What is needed:
Below is a listing to write out in full, exactly as given, without its pictures.

* * * * *

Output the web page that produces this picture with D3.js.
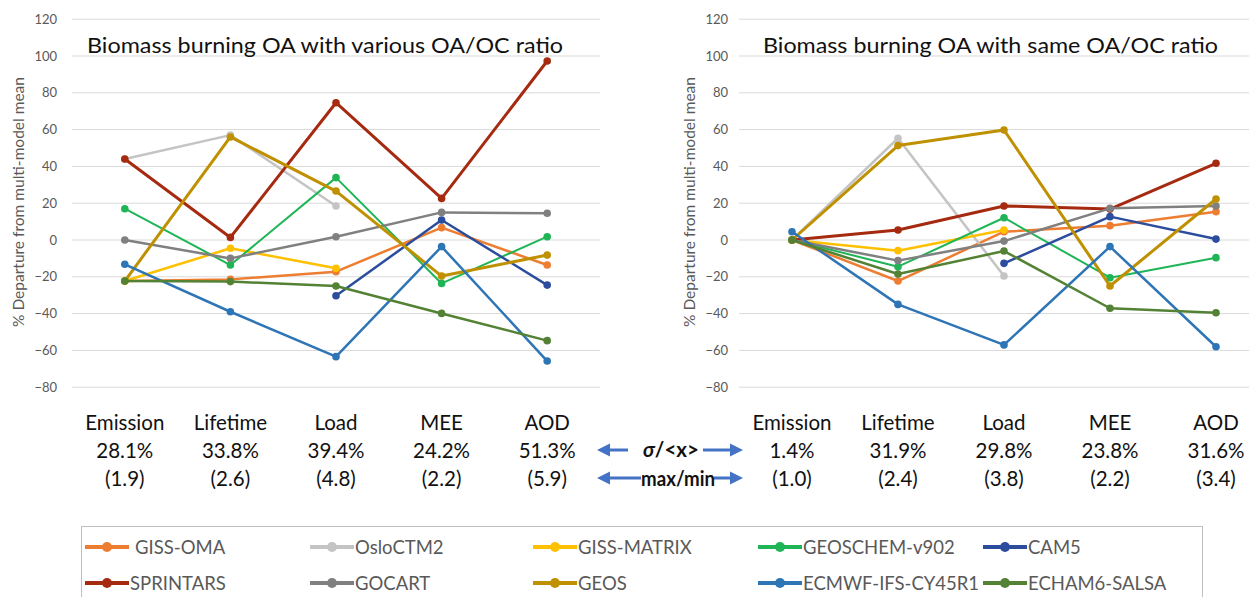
<!DOCTYPE html>
<html><head><meta charset="utf-8">
<script src="https://cdn.jsdelivr.net/npm/d3@7"></script>
<style>body{margin:0;background:#fff}svg{display:block}text{font-family:Lato,"Open Sans",sans-serif}</style>
</head><body>
<svg id="c" width="1249" height="597"></svg>
<script>
const categories = ["Emission","Lifetime","Load","MEE","AOD"];
const yTicks = [-80,-60,-40,-20,0,20,40,60,80,100,120];
const models = ["GISS-OMA","OsloCTM2","GISS-MATRIX","GEOSCHEM-v902","CAM5","SPRINTARS","GOCART","GEOS","ECMWF-IFS-CY45R1","ECHAM6-SALSA"];
const colors = ["#ED7D31","#C4C4C4","#FFC000","#1FB556","#2C4D9E","#A52A10","#808080","#BF9000","#2E75B6","#548235"];
const widths = [2.5,2.5,2.5,2,2.5,3,2.5,3,2.5,2.5];
// panel 1: various OA/OC ratio
const giss_oma_1 = [-22.3,-21.4,-17.2,6.7,-13.6];
const oslo_1 = [44,57,18.5,null,null];
const giss_matrix_1 = [-22.3,-4.5,-15.4,null,null];
const geoschem_1 = [17,-13.6,33.9,-23.6,1.8];
const cam5_1 = [null,null,-30.3,10.9,-24.5];
const sprintars_1 = [44,1.4,74.6,22.6,97.3];
const gocart_1 = [0,-10,1.8,15,14.5];
const geos_1 = [-22.3,56,26.6,-19.6,-8.2];
const ecmwf_1 = [-13.2,-39,-63.4,-3.6,-65.8];
const echam_1 = [-22.3,-22.6,-25,-39.9,-54.7];
// panel 2: same OA/OC ratio
const giss_oma_2 = [0,-22.3,4.5,7.8,15.4];
const oslo_2 = [0,55.3,-19.6,null,null];
const giss_matrix_2 = [0,-5.8,5.4,null,null];
const geoschem_2 = [0,-14.5,12.1,-20.5,-9.6];
const cam5_2 = [null,null,-12.7,12.7,0.5];
const sprintars_2 = [0,5.4,18.5,16.8,41.7];
const gocart_2 = [0,-11.2,-0.6,17.2,18.5];
const geos_2 = [0,51.3,59.8,-25,22.3];
const ecmwf_2 = [4.5,-35,-57,-3.6,-58];
const echam_2 = [0,-18.5,-6,-37.1,-39.5];
const titles = ["Biomass burning OA with various OA/OC ratio","Biomass burning OA with same OA/OC ratio"];
const yTitle = "% Departure from multi-model mean";
const cv_1 = ["28.1%","33.8%","39.4%","24.2%","51.3%"];
const ratio_1 = ["(1.9)","(2.6)","(4.8)","(2.2)","(5.9)"];
const cv_2 = ["1.4%","31.9%","29.8%","23.8%","31.6%"];
const ratio_2 = ["(1.0)","(2.4)","(3.8)","(2.2)","(3.4)"];

const series1 = [giss_oma_1,oslo_1,giss_matrix_1,geoschem_1,cam5_1,sprintars_1,gocart_1,geos_1,ecmwf_1,echam_1];
const series2 = [giss_oma_2,oslo_2,giss_matrix_2,geoschem_2,cam5_2,sprintars_2,gocart_2,geos_2,ecmwf_2,echam_2];

const svg = d3.select("#c");
const y = d3.scaleLinear().domain([-80,120]).range([387.2,19.2]);

const panels = [
  {x0:72,x1:600,gx1:600,series:series1,title:titles[0],tcx:325,tlen:476,lab:57,ytx:19,cv:cv_1,ratio:ratio_1},
  {x0:739,x1:1269,gx1:1249,series:series2,title:titles[1],tcx:990.5,tlen:455,lab:728,ytx:690,cv:cv_2,ratio:ratio_2}
];

panels.forEach(p=>{
  const x = d3.scalePoint().domain(categories).range([p.x0,p.x1]).padding(0.5);
  const g = svg.append("g");
  g.selectAll("line.grid").data(yTicks).join("line")
    .attr("x1",p.x0).attr("x2",p.gx1).attr("y1",d=>y(d)).attr("y2",d=>y(d))
    .attr("stroke","#D9D9D9").attr("stroke-width",1);
  const ax = d3.axisLeft(y).tickValues(yTicks).tickSize(0).tickPadding(0);
  const axg = svg.append("g").attr("transform",`translate(${p.lab},0)`).call(ax);
  axg.select(".domain").remove();
  axg.selectAll("text").attr("fill","#595959").style("font-size","13px").style("font-family","Lato");
  svg.append("text").attr("transform",`translate(${p.ytx+5},202) rotate(-90)`)
    .attr("text-anchor","middle").attr("fill","#595959").style("font-size","15.5px").text(yTitle);
  svg.append("text").attr("x",p.tcx).attr("y",53).attr("text-anchor","middle")
    .attr("textLength",p.tlen).attr("lengthAdjust","spacingAndGlyphs")
    .attr("fill","#111").style("font-size","21px").text(p.title);
  const line = d3.line().defined(d=>d!=null).x((d,i)=>x(categories[i])).y(d=>y(d));
  p.series.forEach((s,k)=>{
    const pts = s.map((v,i)=>({v,c:categories[i]})).filter(d=>d.v!=null);
    g.append("path").attr("d",line(s)).attr("fill","none").attr("stroke",colors[k])
      .attr("stroke-width",widths[k]).attr("stroke-linejoin","round");
    g.selectAll(null).data(pts).join("circle").attr("cx",d=>x(d.c)).attr("cy",d=>y(d.v))
      .attr("r",3.8).attr("fill",colors[k]);
  });
  const t = svg.append("g");
  const rows = [categories, p.cv, p.ratio];
  rows.forEach((row,r)=>{
    t.selectAll(null).data(row).join("text").attr("x",(d,i)=>x(categories[i])).attr("y",429.5+28*r)
      .attr("text-anchor","middle").style("font-size","20.5px").attr("fill","#111").text(d=>d);
  });
});

// arrows
function arrow(xa,xb,yy){
  const dir = xb>xa?1:-1;
  const hb = xb - dir*13;
  svg.append("line").attr("x1",xa).attr("x2",hb).attr("y1",yy).attr("y2",yy)
    .attr("stroke","#4472C4").attr("stroke-width",3);
  svg.append("path").attr("d",`M${xb},${yy}L${hb},${yy-6.5}L${hb},${yy+6.5}Z`).attr("fill","#4472C4");
}
arrow(628,597,450); arrow(703,743,450);
arrow(641,597,478); arrow(714,743,478);
svg.append("text").attr("x",671).attr("y",457).attr("text-anchor","middle")
  .style("font-size","20.5px").style("font-weight","bold").attr("fill","#111")
  .html('<tspan font-style="italic">σ</tspan>/&lt;x&gt;');
svg.append("text").attr("x",678).attr("y",485.5).attr("text-anchor","middle")
  .attr("textLength",74).attr("lengthAdjust","spacingAndGlyphs")
  .style("font-size","20px").style("font-weight","bold").attr("fill","#111").text("max/min");

// legend
svg.append("rect").attr("x",81.5).attr("y",526.5).attr("width",1121).attr("height",100)
  .attr("fill","none").attr("stroke","#BFBFBF");
const colX = [85,310,533,758,983];
models.forEach((m,k)=>{
  const cx = colX[k%5], cy = k<5?547:583;
  svg.append("line").attr("x1",cx).attr("x2",cx+44).attr("y1",cy).attr("y2",cy)
    .attr("stroke",colors[k]).attr("stroke-width",4);
  svg.append("circle").attr("cx",cx+22).attr("cy",cy).attr("r",5).attr("fill",colors[k]);
  svg.append("text").attr("x",cx+45+(k===0?5:0)).attr("y",cy+6.5).attr("fill","#595959")
    .style("font-size","18.5px").text(m);
});
</script>
</body></html>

* * * * *

The answer:
Output the web page that produces this picture with D3.js.
<!DOCTYPE html>
<html><head><meta charset="utf-8">
<script src="https://cdn.jsdelivr.net/npm/d3@7"></script>
<style>body{margin:0;background:#fff}svg{display:block}text{font-family:Lato,"Open Sans",sans-serif}</style>
</head><body>
<svg id="c" width="1249" height="597"></svg>
<script>
const categories = ["Emission","Lifetime","Load","MEE","AOD"];
const yTicks = [-80,-60,-40,-20,0,20,40,60,80,100,120];
const models = ["GISS-OMA","OsloCTM2","GISS-MATRIX","GEOSCHEM-v902","CAM5","SPRINTARS","GOCART","GEOS","ECMWF-IFS-CY45R1","ECHAM6-SALSA"];
const colors = ["#ED7D31","#C4C4C4","#FFC000","#1FB556","#2C4D9E","#A52A10","#808080","#BF9000","#2E75B6","#548235"];
const widths = [2.5,2.5,2.5,2,2.5,3,2.5,3,2.5,2.5];
// panel 1: various OA/OC ratio
const giss_oma_1 = [-22.3,-21.4,-17.2,6.7,-13.6];
const oslo_1 = [44,57,18.5,null,null];
const giss_matrix_1 = [-22.3,-4.5,-15.4,null,null];
const geoschem_1 = [17,-13.6,33.9,-23.6,1.8];
const cam5_1 = [null,null,-30.3,10.9,-24.5];
const sprintars_1 = [44,1.4,74.6,22.6,97.3];
const gocart_1 = [0,-10,1.8,15,14.5];
const geos_1 = [-22.3,56,26.6,-19.6,-8.2];
const ecmwf_1 = [-13.2,-39,-63.4,-3.6,-65.8];
const echam_1 = [-22.3,-22.6,-25,-39.9,-54.7];
// panel 2: same OA/OC ratio
const giss_oma_2 = [0,-22.3,4.5,7.8,15.4];
const oslo_2 = [0,55.3,-19.6,null,null];
const giss_matrix_2 = [0,-5.8,5.4,null,null];
const geoschem_2 = [0,-14.5,12.1,-20.5,-9.6];
const cam5_2 = [null,null,-12.7,12.7,0.5];
const sprintars_2 = [0,5.4,18.5,16.8,41.7];
const gocart_2 = [0,-11.2,-0.6,17.2,18.5];
const geos_2 = [0,51.3,59.8,-25,22.3];
const ecmwf_2 = [4.5,-35,-57,-3.6,-58];
const echam_2 = [0,-18.5,-6,-37.1,-39.5];
const titles = ["Biomass burning OA with various OA/OC ratio","Biomass burning OA with same OA/OC ratio"];
const yTitle = "% Departure from multi-model mean";
const cv_1 = ["28.1%","33.8%","39.4%","24.2%","51.3%"];
const ratio_1 = ["(1.9)","(2.6)","(4.8)","(2.2)","(5.9)"];
const cv_2 = ["1.4%","31.9%","29.8%","23.8%","31.6%"];
const ratio_2 = ["(1.0)","(2.4)","(3.8)","(2.2)","(3.4)"];

const series1 = [giss_oma_1,oslo_1,giss_matrix_1,geoschem_1,cam5_1,sprintars_1,gocart_1,geos_1,ecmwf_1,echam_1];
const series2 = [giss_oma_2,oslo_2,giss_matrix_2,geoschem_2,cam5_2,sprintars_2,gocart_2,geos_2,ecmwf_2,echam_2];

const svg = d3.select("#c");
const y = d3.scaleLinear().domain([-80,120]).range([387.2,19.2]);

const panels = [
  {x0:72,x1:600,gx1:600,series:series1,title:titles[0],tcx:325,tlen:476,lab:57,ytx:19,cv:cv_1,ratio:ratio_1},
  {x0:739,x1:1269,gx1:1249,series:series2,title:titles[1],tcx:990.5,tlen:455,lab:728,ytx:690,cv:cv_2,ratio:ratio_2}
];

panels.forEach(p=>{
  const x = d3.scalePoint().domain(categories).range([p.x0,p.x1]).padding(0.5);
  const g = svg.append("g");
  g.selectAll("line.grid").data(yTicks).join("line")
    .attr("x1",p.x0).attr("x2",p.gx1).attr("y1",d=>y(d)).attr("y2",d=>y(d))
    .attr("stroke","#D9D9D9").attr("stroke-width",1);
  const ax = d3.axisLeft(y).tickValues(yTicks).tickSize(0).tickPadding(0);
  const axg = svg.append("g").attr("transform",`translate(${p.lab},0)`).call(ax);
  axg.select(".domain").remove();
  axg.selectAll("text").attr("fill","#595959").style("font-size","13px").style("font-family","Lato");
  svg.append("text").attr("transform",`translate(${p.ytx+5},202) rotate(-90)`)
    .attr("text-anchor","middle").attr("fill","#595959").style("font-size","15.5px").text(yTitle);
  svg.append("text").attr("x",p.tcx).attr("y",53).attr("text-anchor","middle")
    .attr("textLength",p.tlen).attr("lengthAdjust","spacingAndGlyphs")
    .attr("fill","#111").style("font-size","21px").text(p.title);
  const line = d3.line().defined(d=>d!=null).x((d,i)=>x(categories[i])).y(d=>y(d));
  p.series.forEach((s,k)=>{
    const pts = s.map((v,i)=>({v,c:categories[i]})).filter(d=>d.v!=null);
    g.append("path").attr("d",line(s)).attr("fill","none").attr("stroke",colors[k])
      .attr("stroke-width",widths[k]).attr("stroke-linejoin","round");
    g.selectAll(null).data(pts).join("circle").attr("cx",d=>x(d.c)).attr("cy",d=>y(d.v))
      .attr("r",3.8).attr("fill",colors[k]);
  });
  const t = svg.append("g");
  const rows = [categories, p.cv, p.ratio];
  rows.forEach((row,r)=>{
    t.selectAll(null).data(row).join("text").attr("x",(d,i)=>x(categories[i])).attr("y",429.5+28*r)
      .attr("text-anchor","middle").style("font-size","20.5px").attr("fill","#111").text(d=>d);
  });
});

// arrows
function arrow(xa,xb,yy){
  const dir = xb>xa?1:-1;
  const hb = xb - dir*13;
  svg.append("line").attr("x1",xa).attr("x2",hb).attr("y1",yy).attr("y2",yy)
    .attr("stroke","#4472C4").attr("stroke-width",3);
  svg.append("path").attr("d",`M${xb},${yy}L${hb},${yy-6.5}L${hb},${yy+6.5}Z`).attr("fill","#4472C4");
}
arrow(628,597,450); arrow(703,743,450);
arrow(641,597,478); arrow(714,743,478);
svg.append("text").attr("x",671).attr("y",457).attr("text-anchor","middle")
  .style("font-size","20.5px").style("font-weight","bold").attr("fill","#111")
  .html('<tspan font-style="italic">σ</tspan>/&lt;x&gt;');
svg.append("text").attr("x",678).attr("y",485.5).attr("text-anchor","middle")
  .attr("textLength",74).attr("lengthAdjust","spacingAndGlyphs")
  .style("font-size","20px").style("font-weight","bold").attr("fill","#111").text("max/min");

// legend
svg.append("rect").attr("x",81.5).attr("y",526.5).attr("width",1121).attr("height",100)
  .attr("fill","none").attr("stroke","#BFBFBF");
const colX = [85,310,533,758,983];
models.forEach((m,k)=>{
  const cx = colX[k%5], cy = k<5?547:583;
  svg.append("line").attr("x1",cx).attr("x2",cx+44).attr("y1",cy).attr("y2",cy)
    .attr("stroke",colors[k]).attr("stroke-width",4);
  svg.append("circle").attr("cx",cx+22).attr("cy",cy).attr("r",5).attr("fill",colors[k]);
  svg.append("text").attr("x",cx+45+(k===0?5:0)).attr("y",cy+6.5).attr("fill","#595959")
    .style("font-size","18.5px").text(m);
});
</script>
</body></html>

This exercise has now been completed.